Data excerpt:
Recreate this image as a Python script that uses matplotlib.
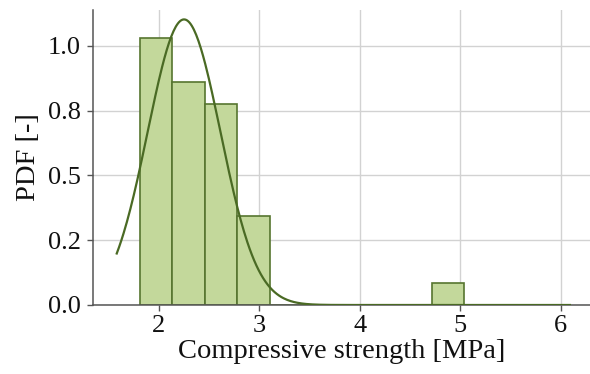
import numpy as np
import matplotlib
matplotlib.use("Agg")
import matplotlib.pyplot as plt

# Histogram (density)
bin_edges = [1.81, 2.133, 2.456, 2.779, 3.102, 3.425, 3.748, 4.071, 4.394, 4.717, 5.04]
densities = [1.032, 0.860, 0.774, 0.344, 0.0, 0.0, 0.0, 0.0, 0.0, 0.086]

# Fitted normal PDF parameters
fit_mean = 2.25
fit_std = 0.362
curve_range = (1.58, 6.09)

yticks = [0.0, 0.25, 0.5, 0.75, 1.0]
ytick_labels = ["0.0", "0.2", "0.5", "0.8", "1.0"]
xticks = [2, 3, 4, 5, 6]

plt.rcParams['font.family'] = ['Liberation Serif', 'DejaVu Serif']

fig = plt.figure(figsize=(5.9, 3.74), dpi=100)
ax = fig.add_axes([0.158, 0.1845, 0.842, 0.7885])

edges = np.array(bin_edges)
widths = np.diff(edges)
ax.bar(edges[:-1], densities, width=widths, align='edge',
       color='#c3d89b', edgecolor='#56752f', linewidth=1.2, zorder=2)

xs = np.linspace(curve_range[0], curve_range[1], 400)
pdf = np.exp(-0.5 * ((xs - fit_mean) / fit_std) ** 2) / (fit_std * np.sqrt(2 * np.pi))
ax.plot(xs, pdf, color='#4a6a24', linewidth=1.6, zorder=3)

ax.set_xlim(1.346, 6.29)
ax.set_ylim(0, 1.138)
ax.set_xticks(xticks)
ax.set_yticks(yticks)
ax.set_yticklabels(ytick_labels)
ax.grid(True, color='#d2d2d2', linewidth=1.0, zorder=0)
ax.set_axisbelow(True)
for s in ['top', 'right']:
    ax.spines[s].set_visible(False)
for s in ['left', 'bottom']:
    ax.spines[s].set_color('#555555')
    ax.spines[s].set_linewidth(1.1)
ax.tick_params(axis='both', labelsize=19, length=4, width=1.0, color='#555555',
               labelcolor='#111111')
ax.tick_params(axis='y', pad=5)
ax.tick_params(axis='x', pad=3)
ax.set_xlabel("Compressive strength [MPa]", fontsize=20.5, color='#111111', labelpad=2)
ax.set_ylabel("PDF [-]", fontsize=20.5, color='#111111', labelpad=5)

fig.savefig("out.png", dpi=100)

Problem requirements: Make a copy of each line that contains the string "matplotlib".

Written response:
Recreate this image as a Python script that uses matplotlib.
import matplotlib
matplotlib.use("Agg")
import matplotlib.pyplot as plt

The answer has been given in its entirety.